What you need to do
Among the entries that follow, the required portion opens with the line containing "Write a web" and closes with the line containing "-1, -1, 0, 0, 1];". Give that portion again exactly, and nothing else.

··· Records

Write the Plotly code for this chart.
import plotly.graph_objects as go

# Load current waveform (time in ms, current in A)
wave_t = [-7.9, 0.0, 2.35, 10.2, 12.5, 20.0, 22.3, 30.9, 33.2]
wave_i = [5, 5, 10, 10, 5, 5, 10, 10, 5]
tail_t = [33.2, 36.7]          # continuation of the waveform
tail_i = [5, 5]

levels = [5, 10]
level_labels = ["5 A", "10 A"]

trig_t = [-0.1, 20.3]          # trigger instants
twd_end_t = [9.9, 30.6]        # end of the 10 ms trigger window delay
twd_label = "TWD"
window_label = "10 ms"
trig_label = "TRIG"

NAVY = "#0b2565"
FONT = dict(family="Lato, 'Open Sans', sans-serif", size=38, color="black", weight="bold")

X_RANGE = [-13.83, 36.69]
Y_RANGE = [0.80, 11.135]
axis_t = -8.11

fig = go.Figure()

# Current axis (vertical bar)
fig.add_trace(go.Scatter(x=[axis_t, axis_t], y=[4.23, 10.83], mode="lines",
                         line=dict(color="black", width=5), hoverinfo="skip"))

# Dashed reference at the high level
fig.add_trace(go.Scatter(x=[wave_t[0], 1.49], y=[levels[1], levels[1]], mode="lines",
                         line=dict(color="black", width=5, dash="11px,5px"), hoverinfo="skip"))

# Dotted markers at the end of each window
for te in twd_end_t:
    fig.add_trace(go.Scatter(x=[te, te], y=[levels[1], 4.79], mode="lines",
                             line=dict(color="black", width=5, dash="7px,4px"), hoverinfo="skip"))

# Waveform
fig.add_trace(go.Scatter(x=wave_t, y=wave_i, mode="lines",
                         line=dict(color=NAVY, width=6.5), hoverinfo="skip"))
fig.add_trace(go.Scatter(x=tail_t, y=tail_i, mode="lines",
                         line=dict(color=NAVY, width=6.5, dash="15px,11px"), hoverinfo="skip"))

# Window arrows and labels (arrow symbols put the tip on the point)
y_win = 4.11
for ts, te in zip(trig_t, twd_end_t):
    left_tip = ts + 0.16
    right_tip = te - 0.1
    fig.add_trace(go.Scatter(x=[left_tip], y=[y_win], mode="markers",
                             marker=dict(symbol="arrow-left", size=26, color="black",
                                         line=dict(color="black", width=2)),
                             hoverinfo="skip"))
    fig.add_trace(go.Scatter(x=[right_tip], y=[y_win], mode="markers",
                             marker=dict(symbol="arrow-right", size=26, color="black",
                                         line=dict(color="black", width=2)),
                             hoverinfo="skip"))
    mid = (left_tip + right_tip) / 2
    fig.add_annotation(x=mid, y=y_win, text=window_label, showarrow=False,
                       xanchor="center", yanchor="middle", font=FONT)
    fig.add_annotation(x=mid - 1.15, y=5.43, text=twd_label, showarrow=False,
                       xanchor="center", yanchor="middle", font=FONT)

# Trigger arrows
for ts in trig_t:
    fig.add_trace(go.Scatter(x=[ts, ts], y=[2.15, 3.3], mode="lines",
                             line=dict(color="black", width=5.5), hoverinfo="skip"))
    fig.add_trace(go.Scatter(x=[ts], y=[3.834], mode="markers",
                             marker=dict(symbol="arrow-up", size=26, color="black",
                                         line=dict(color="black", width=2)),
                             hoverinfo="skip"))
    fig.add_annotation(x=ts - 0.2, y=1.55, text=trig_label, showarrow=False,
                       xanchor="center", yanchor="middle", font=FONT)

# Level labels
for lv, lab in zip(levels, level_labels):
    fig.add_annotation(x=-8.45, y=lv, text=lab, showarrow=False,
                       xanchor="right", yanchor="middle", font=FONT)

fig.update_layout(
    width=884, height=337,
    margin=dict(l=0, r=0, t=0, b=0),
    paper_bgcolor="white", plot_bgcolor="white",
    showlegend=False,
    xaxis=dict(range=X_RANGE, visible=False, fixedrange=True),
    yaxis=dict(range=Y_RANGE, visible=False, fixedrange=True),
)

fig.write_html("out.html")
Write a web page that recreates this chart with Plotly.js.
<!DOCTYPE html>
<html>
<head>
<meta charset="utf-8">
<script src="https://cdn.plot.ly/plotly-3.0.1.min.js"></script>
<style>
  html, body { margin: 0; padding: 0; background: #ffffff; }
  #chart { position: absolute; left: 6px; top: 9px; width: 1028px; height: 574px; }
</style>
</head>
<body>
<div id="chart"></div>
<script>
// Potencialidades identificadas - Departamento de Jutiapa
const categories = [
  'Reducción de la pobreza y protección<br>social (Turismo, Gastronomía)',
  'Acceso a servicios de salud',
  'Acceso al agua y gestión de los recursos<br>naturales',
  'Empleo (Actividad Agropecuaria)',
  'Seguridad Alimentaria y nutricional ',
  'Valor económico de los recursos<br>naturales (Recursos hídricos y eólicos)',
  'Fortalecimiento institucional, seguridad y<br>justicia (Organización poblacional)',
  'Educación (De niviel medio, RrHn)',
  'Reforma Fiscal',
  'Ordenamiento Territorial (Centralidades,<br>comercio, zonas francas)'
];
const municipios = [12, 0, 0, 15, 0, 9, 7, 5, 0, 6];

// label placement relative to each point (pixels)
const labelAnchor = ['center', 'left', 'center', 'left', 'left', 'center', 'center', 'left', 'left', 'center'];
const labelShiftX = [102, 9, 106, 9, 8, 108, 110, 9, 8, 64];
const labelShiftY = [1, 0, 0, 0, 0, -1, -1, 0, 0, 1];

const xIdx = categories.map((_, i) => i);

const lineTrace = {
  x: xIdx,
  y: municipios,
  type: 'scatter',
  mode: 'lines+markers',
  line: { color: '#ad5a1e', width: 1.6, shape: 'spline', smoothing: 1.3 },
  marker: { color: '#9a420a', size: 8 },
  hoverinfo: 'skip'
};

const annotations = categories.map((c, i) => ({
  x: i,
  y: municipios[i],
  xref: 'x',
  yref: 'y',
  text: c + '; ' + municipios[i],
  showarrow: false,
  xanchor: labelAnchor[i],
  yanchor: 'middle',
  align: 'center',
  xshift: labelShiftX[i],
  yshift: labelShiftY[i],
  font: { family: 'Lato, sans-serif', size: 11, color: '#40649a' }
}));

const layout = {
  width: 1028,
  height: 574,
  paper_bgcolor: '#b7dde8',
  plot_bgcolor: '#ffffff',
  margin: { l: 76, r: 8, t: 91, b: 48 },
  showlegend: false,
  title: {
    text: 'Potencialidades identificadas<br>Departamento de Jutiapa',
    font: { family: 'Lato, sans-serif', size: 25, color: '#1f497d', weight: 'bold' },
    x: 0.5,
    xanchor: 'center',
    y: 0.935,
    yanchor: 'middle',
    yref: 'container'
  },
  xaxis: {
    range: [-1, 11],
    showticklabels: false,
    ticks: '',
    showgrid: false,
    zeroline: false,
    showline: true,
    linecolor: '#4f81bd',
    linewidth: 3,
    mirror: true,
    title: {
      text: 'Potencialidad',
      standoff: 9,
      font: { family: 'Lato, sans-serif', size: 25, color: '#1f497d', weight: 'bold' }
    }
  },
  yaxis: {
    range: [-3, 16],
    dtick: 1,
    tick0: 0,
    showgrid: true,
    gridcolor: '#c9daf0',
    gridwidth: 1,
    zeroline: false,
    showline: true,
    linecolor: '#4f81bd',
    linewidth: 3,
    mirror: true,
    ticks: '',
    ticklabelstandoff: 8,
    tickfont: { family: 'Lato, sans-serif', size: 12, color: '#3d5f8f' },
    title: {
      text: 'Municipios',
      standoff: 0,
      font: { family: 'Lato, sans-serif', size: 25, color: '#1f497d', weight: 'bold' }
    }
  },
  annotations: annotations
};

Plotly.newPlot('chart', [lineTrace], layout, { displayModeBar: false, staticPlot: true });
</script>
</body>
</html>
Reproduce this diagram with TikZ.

······

Task output
Write a web page that recreates this chart with Plotly.js.
<!DOCTYPE html>
<html>
<head>
<meta charset="utf-8">
<script src="https://cdn.plot.ly/plotly-3.0.1.min.js"></script>
<style>
  html, body { margin: 0; padding: 0; background: #ffffff; }
  #chart { position: absolute; left: 6px; top: 9px; width: 1028px; height: 574px; }
</style>
</head>
<body>
<div id="chart"></div>
<script>
// Potencialidades identificadas - Departamento de Jutiapa
const categories = [
  'Reducción de la pobreza y protección<br>social (Turismo, Gastronomía)',
  'Acceso a servicios de salud',
  'Acceso al agua y gestión de los recursos<br>naturales',
  'Empleo (Actividad Agropecuaria)',
  'Seguridad Alimentaria y nutricional ',
  'Valor económico de los recursos<br>naturales (Recursos hídricos y eólicos)',
  'Fortalecimiento institucional, seguridad y<br>justicia (Organización poblacional)',
  'Educación (De niviel medio, RrHn)',
  'Reforma Fiscal',
  'Ordenamiento Territorial (Centralidades,<br>comercio, zonas francas)'
];
const municipios = [12, 0, 0, 15, 0, 9, 7, 5, 0, 6];

// label placement relative to each point (pixels)
const labelAnchor = ['center', 'left', 'center', 'left', 'left', 'center', 'center', 'left', 'left', 'center'];
const labelShiftX = [102, 9, 106, 9, 8, 108, 110, 9, 8, 64];
const labelShiftY = [1, 0, 0, 0, 0, -1, -1, 0, 0, 1];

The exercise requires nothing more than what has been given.